WATCH: Republican ties himself in knots when asked simple question about Trump's call with Ukraine
Doug Collins (CNN/screen grab)

Following the House Judiciary Committee impeachment hearing on Wednesday, CNN congressional correspondent Manu Raju asked Rep. Doug Collins (F-GA) a simple question about President Donald Trump's account of the phone call with Ukrainian President Volodymyr Zelensky — and Collins responded with a muddled non-answer.


"You keep saying that the president was concerned about corruption, but in neither of those phone calls did he mention the word 'corruption,'" said Raju. "Why didn't the president mention the word 'corruption,' and instead ask the Ukrainian president to investigate the Bidens?"

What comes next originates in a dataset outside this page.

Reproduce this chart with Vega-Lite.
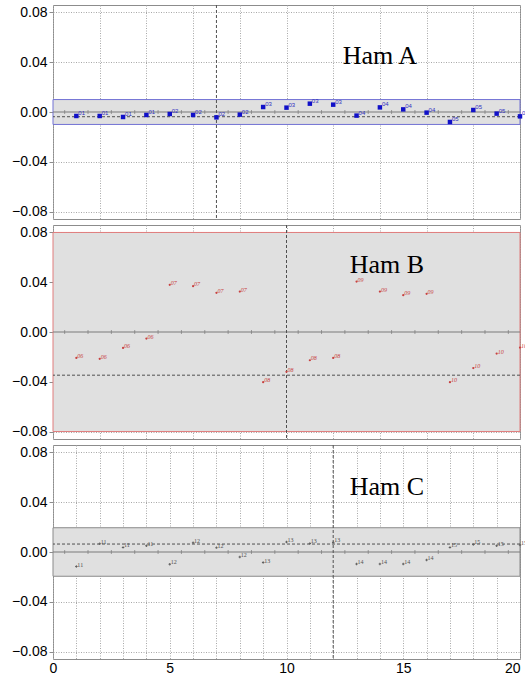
{
  "$schema": "https://vega.github.io/schema/vega-lite/v6.json",
  "padding": {"left": 11, "top": 4, "right": 3, "bottom": 0},
  "spacing": 4,
  "config": {
    "view": {"stroke": "#8c8c8c", "strokeWidth": 1},
    "font": "Liberation Sans",
    "axis": {"zindex": 1, "grid": true, "gridColor": "#a8a8a8", "gridDash": [1, 1.5], "gridWidth": 1, "domain": false, "labelFont": "Liberation Sans", "labelFontSize": 14, "labelColor": "#000000", "tickColor": "#8c8c8c", "title": null}
  },
  "datasets": {
    "pts": [
      {"panel": "A", "x": 1, "y": -0.0032, "label": "01"},
      {"panel": "A", "x": 2, "y": -0.0032, "label": "01"},
      {"panel": "A", "x": 3, "y": -0.004, "label": "01"},
      {"panel": "A", "x": 4, "y": -0.0024, "label": "01"},
      {"panel": "A", "x": 5, "y": -0.0016, "label": "02"},
      {"panel": "A", "x": 6, "y": -0.0024, "label": "02"},
      {"panel": "A", "x": 7, "y": -0.0043, "label": "02"},
      {"panel": "A", "x": 8, "y": -0.0021, "label": "02"},
      {"panel": "A", "x": 9, "y": 0.004, "label": "03"},
      {"panel": "A", "x": 10, "y": 0.0035, "label": "03"},
      {"panel": "A", "x": 11, "y": 0.0067, "label": "03"},
      {"panel": "A", "x": 12, "y": 0.0059, "label": "03"},
      {"panel": "A", "x": 13, "y": -0.0029, "label": "04"},
      {"panel": "A", "x": 14, "y": 0.0037, "label": "04"},
      {"panel": "A", "x": 15, "y": 0.0021, "label": "04"},
      {"panel": "A", "x": 16, "y": -0.0005, "label": "04"},
      {"panel": "A", "x": 17, "y": -0.008, "label": "05"},
      {"panel": "A", "x": 18, "y": 0.0016, "label": "05"},
      {"panel": "A", "x": 19, "y": -0.0013, "label": "05"},
      {"panel": "A", "x": 20, "y": -0.0035, "label": "05"},
      {"panel": "B", "x": 1, "y": -0.0208, "label": "06"},
      {"panel": "B", "x": 2, "y": -0.0216, "label": "06"},
      {"panel": "B", "x": 3, "y": -0.0128, "label": "06"},
      {"panel": "B", "x": 4, "y": -0.0053, "label": "06"},
      {"panel": "B", "x": 5, "y": 0.0379, "label": "07"},
      {"panel": "B", "x": 6, "y": 0.0368, "label": "07"},
      {"panel": "B", "x": 7, "y": 0.0315, "label": "07"},
      {"panel": "B", "x": 8, "y": 0.0325, "label": "07"},
      {"panel": "B", "x": 9, "y": -0.0403, "label": "08"},
      {"panel": "B", "x": 10, "y": -0.032, "label": "08"},
      {"panel": "B", "x": 11, "y": -0.0227, "label": "08"},
      {"panel": "B", "x": 12, "y": -0.0208, "label": "08"},
      {"panel": "B", "x": 13, "y": 0.0405, "label": "09"},
      {"panel": "B", "x": 14, "y": 0.0325, "label": "09"},
      {"panel": "B", "x": 15, "y": 0.0296, "label": "09"},
      {"panel": "B", "x": 16, "y": 0.0307, "label": "09"},
      {"panel": "B", "x": 17, "y": -0.0403, "label": "10"},
      {"panel": "B", "x": 18, "y": -0.029, "label": "10"},
      {"panel": "B", "x": 19, "y": -0.0173, "label": "10"},
      {"panel": "B", "x": 20, "y": -0.0125, "label": "10"},
      {"panel": "C", "x": 1, "y": -0.0117, "label": "11"},
      {"panel": "C", "x": 2, "y": 0.0067, "label": "11"},
      {"panel": "C", "x": 3, "y": 0.0037, "label": "11"},
      {"panel": "C", "x": 4, "y": 0.0051, "label": "11"},
      {"panel": "C", "x": 5, "y": -0.0099, "label": "12"},
      {"panel": "C", "x": 6, "y": 0.0075, "label": "12"},
      {"panel": "C", "x": 7, "y": 0.0035, "label": "12"},
      {"panel": "C", "x": 8, "y": -0.004, "label": "12"},
      {"panel": "C", "x": 9, "y": -0.0085, "label": "13"},
      {"panel": "C", "x": 10, "y": 0.008, "label": "13"},
      {"panel": "C", "x": 11, "y": 0.0069, "label": "13"},
      {"panel": "C", "x": 12, "y": 0.0077, "label": "13"},
      {"panel": "C", "x": 13, "y": -0.0096, "label": "14"},
      {"panel": "C", "x": 14, "y": -0.0096, "label": "14"},
      {"panel": "C", "x": 15, "y": -0.0096, "label": "14"},
      {"panel": "C", "x": 16, "y": -0.0064, "label": "14"},
      {"panel": "C", "x": 17, "y": 0.0037, "label": "15"},
      {"panel": "C", "x": 18, "y": 0.0061, "label": "15"},
      {"panel": "C", "x": 19, "y": 0.0051, "label": "15"},
      {"panel": "C", "x": 20, "y": 0.0056, "label": "15"}
    ],
    "ticks": [
      {"t": 0.5}, {"t": 1.5}, {"t": 2.5}, {"t": 3.5}, {"t": 4.5}, {"t": 5.5}, {"t": 6.5}, {"t": 7.5}, {"t": 8.5}, {"t": 9.5},
      {"t": 10.5}, {"t": 11.5}, {"t": 12.5}, {"t": 13.5}, {"t": 14.5}, {"t": 15.5}, {"t": 16.5}, {"t": 17.5}, {"t": 18.5}, {"t": 19.5}
    ]
  },
  "vconcat": [
    {
      "width": 467, "height": 214,
      "layer": [
        {
          "data": {"values": [{}]},
          "mark": {"type": "rect", "fill": "#e0e0e0", "stroke": "#7272d4", "strokeWidth": 1},
          "encoding": {
            "x": {"datum": 0, "type": "quantitative", "scale": {"domain": [0, 20], "nice": false, "zero": false},
                  "axis": {"grid": true, "values": [0,1,2,3,4,5,6,7,8,9,10,11,12,13,14,15,16,17,18,19,20], "labels": false, "ticks": false}},
            "x2": {"datum": 20},
            "y": {"datum": -0.01, "type": "quantitative", "scale": {"domain": [-0.086, 0.086], "nice": false, "zero": false},
                  "axis": {"grid": true, "values": [-0.08,-0.07,-0.06,-0.05,-0.04,-0.03,-0.02,-0.01,0,0.01,0.02,0.03,0.04,0.05,0.06,0.07,0.08],
                           "labelExpr": "abs(round(datum.value*100)) % 4 == 0 ? format(datum.value, '.2f') : ''", "tickSize": 4, "labelPadding": 2}},
            "y2": {"datum": 0.01}
          }
        },
        {"data": {"values": [{}]}, "mark": {"type": "rule", "color": "#7a7a7a", "strokeWidth": 1}, "encoding": {"y": {"datum": 0, "type": "quantitative"}}},
        {"data": {"name": "ticks"}, "mark": {"type": "tick", "orient": "vertical", "size": 4, "thickness": 1, "color": "#7a7a7a"},
         "encoding": {"x": {"field": "t", "type": "quantitative"}, "y": {"datum": 0, "type": "quantitative"}}},
        {"data": {"values": [{}]}, "mark": {"type": "rule", "color": "#505050", "strokeDash": [3, 2], "strokeWidth": 1}, "encoding": {"y": {"datum": -0.0038, "type": "quantitative"}}},
        {"data": {"values": [{}]}, "mark": {"type": "rule", "color": "#505050", "strokeDash": [3, 2], "strokeWidth": 1}, "encoding": {"x": {"datum": 7, "type": "quantitative"}}},
        {"data": {"name": "pts"}, "transform": [{"filter": "datum.panel == 'A'"}],
         "mark": {"type": "point", "shape": "square", "filled": true, "size": 20, "color": "#1010c8", "opacity": 1},
         "encoding": {"x": {"field": "x", "type": "quantitative"}, "y": {"field": "y", "type": "quantitative"}}},
        {"data": {"name": "pts"}, "transform": [{"filter": "datum.panel == 'A'"}],
         "mark": {"type": "text", "fontSize": 6, "align": "left", "baseline": "middle", "dx": 2, "dy": -3, "color": "#3030c0"},
         "encoding": {"x": {"field": "x", "type": "quantitative"}, "y": {"field": "y", "type": "quantitative"}, "text": {"field": "label"}}},
        {"data": {"values": [{}]}, "mark": {"type": "text", "font": "Liberation Serif", "fontSize": 26, "color": "#000000"},
         "encoding": {"x": {"datum": 14.0, "type": "quantitative"}, "y": {"datum": 0.045, "type": "quantitative"}, "text": {"value": "Ham A"}}}
      ]
    },
    {
      "width": 467, "height": 214,
      "layer": [
        {
          "data": {"values": [{}]},
          "mark": {"type": "rect", "fill": "#e0e0e0", "stroke": "#e07c7c", "strokeWidth": 1},
          "encoding": {
            "x": {"datum": 0, "type": "quantitative", "scale": {"domain": [0, 20], "nice": false, "zero": false},
                  "axis": {"grid": true, "values": [0,1,2,3,4,5,6,7,8,9,10,11,12,13,14,15,16,17,18,19,20], "labels": false, "ticks": false}},
            "x2": {"datum": 20},
            "y": {"datum": -0.08, "type": "quantitative", "scale": {"domain": [-0.086, 0.086], "nice": false, "zero": false},
                  "axis": {"grid": true, "values": [-0.08,-0.07,-0.06,-0.05,-0.04,-0.03,-0.02,-0.01,0,0.01,0.02,0.03,0.04,0.05,0.06,0.07,0.08],
                           "labelExpr": "abs(round(datum.value*100)) % 4 == 0 ? format(datum.value, '.2f') : ''", "tickSize": 4, "labelPadding": 2}},
            "y2": {"datum": 0.08}
          }
        },
        {"data": {"values": [{}]}, "mark": {"type": "rule", "color": "#7a7a7a", "strokeWidth": 1}, "encoding": {"y": {"datum": 0, "type": "quantitative"}}},
        {"data": {"name": "ticks"}, "mark": {"type": "tick", "orient": "vertical", "size": 4, "thickness": 1, "color": "#7a7a7a"},
         "encoding": {"x": {"field": "t", "type": "quantitative"}, "y": {"datum": 0, "type": "quantitative"}}},
        {"data": {"values": [{}]}, "mark": {"type": "rule", "color": "#505050", "strokeDash": [3, 2], "strokeWidth": 1}, "encoding": {"y": {"datum": -0.0347, "type": "quantitative"}}},
        {"data": {"values": [{}]}, "mark": {"type": "rule", "color": "#505050", "strokeDash": [3, 2], "strokeWidth": 1}, "encoding": {"x": {"datum": 10, "type": "quantitative"}}},
        {"data": {"name": "pts"}, "transform": [{"filter": "datum.panel == 'B'"}],
         "mark": {"type": "point", "shape": "circle", "filled": true, "size": 5, "color": "#c84040", "opacity": 1},
         "encoding": {"x": {"field": "x", "type": "quantitative"}, "y": {"field": "y", "type": "quantitative"}}},
        {"data": {"name": "pts"}, "transform": [{"filter": "datum.panel == 'B'"}],
         "mark": {"type": "text", "fontSize": 6, "align": "left", "baseline": "middle", "dx": 1, "dy": -2, "color": "#c84040", "font": "Liberation Serif", "fontStyle": "italic"},
         "encoding": {"x": {"field": "x", "type": "quantitative"}, "y": {"field": "y", "type": "quantitative"}, "text": {"field": "label"}}},
        {"data": {"values": [{}]}, "mark": {"type": "text", "font": "Liberation Serif", "fontSize": 26, "color": "#000000"},
         "encoding": {"x": {"datum": 14.3, "type": "quantitative"}, "y": {"datum": 0.054, "type": "quantitative"}, "text": {"value": "Ham B"}}}
      ]
    },
    {
      "width": 467, "height": 214,
      "resolve": {"axis": {"x": "independent"}},
      "layer": [
        {
          "data": {"values": [{}]},
          "mark": {"type": "rect", "fill": "#e0e0e0", "stroke": "#8a8a8a", "strokeWidth": 1},
          "encoding": {
            "x": {"datum": 0, "type": "quantitative", "scale": {"domain": [0, 20], "nice": false, "zero": false},
                  "axis": {"orient": "bottom", "grid": true, "values": [0,1,2,3,4,5,6,7,8,9,10,11,12,13,14,15,16,17,18,19,20], "labels": false, "ticks": false}},
            "x2": {"datum": 20},
            "y": {"datum": -0.0195, "type": "quantitative", "scale": {"domain": [-0.086, 0.086], "nice": false, "zero": false},
                  "axis": {"grid": true, "values": [-0.08,-0.07,-0.06,-0.05,-0.04,-0.03,-0.02,-0.01,0,0.01,0.02,0.03,0.04,0.05,0.06,0.07,0.08],
                           "labelExpr": "abs(round(datum.value*100)) % 4 == 0 ? format(datum.value, '.2f') : ''", "tickSize": 4, "labelPadding": 2}},
            "y2": {"datum": 0.0195}
          }
        },
        {"data": {"values": [{}]}, "mark": {"type": "rule", "color": "#7a7a7a", "strokeWidth": 1}, "encoding": {"y": {"datum": 0, "type": "quantitative"}}},
        {"data": {"name": "ticks"}, "mark": {"type": "tick", "orient": "vertical", "size": 4, "thickness": 1, "color": "#7a7a7a"},
         "encoding": {"x": {"field": "t", "type": "quantitative", "axis": null}, "y": {"datum": 0, "type": "quantitative"}}},
        {"data": {"values": [{}]}, "mark": {"type": "rule", "color": "#505050", "strokeDash": [3, 2], "strokeWidth": 1}, "encoding": {"y": {"datum": 0.0064, "type": "quantitative"}}},
        {"data": {"values": [{}]}, "mark": {"type": "rule", "color": "#505050", "strokeDash": [3, 2], "strokeWidth": 1}, "encoding": {"x": {"datum": 12, "type": "quantitative", "axis": null}}},
        {"data": {"name": "pts"}, "transform": [{"filter": "datum.panel == 'C'"}],
         "mark": {"type": "point", "shape": "cross", "filled": true, "size": 6, "color": "#606060", "opacity": 1},
         "encoding": {"x": {"field": "x", "type": "quantitative", "axis": null}, "y": {"field": "y", "type": "quantitative"}}},
        {"data": {"name": "pts"}, "transform": [{"filter": "datum.panel == 'C'"}],
         "mark": {"type": "text", "fontSize": 6, "align": "left", "baseline": "middle", "dx": 1, "dy": -2, "color": "#505050", "font": "Liberation Serif"},
         "encoding": {"x": {"field": "x", "type": "quantitative", "axis": null}, "y": {"field": "y", "type": "quantitative"}, "text": {"field": "label"}}},
        {"data": {"values": [{}]}, "mark": {"type": "text", "font": "Liberation Serif", "fontSize": 26, "color": "#000000"},
         "encoding": {"x": {"datum": 14.3, "type": "quantitative",
                            "axis": {"orient": "bottom", "grid": false, "ticks": false, "values": [0, 5, 10, 15, 20], "labelPadding": 2, "labelFontSize": 14, "labelOverlap": false,
                                     "labelAlign": {"condition": {"test": "datum.value == 20", "value": "right"}, "value": "center"}}},
                      "y": {"datum": 0.052, "type": "quantitative"}, "text": {"value": "Ham C"}}}
      ]
    }
  ]
}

"Well, that's almost like saying, why don't you ask — frame your questions differently," said Collins. "He said this is what he wanted looked into, he said, can you guys, he said, help us as a country because we're trying to heal. We've had, it's, it's, Mr. Jordan said earlier, and did a great job, we had just come off the Mueller hearing which was, most all of you covered and found to be a total disaster for the impeachment narrative that Democrats have been saying. What we're simply saying here is, is that the issue was what happened on that call, and then it became all these stories from the whistleblowers about all these things that supposedly happened. And since then, fact witnesses and even hearsay evidence has said no, that's not what happened. So my question — I go back to something, and everyone, if Mr. Nadler stands here, asking this question, he said it almost twenty years ago, that we should never accept a report from another entity and just accept it and rubber-stamp it. I have a question for Mr. Nadler, is he just simply going to rubber-stamp this to get to the two things I said, the clock and the calendar."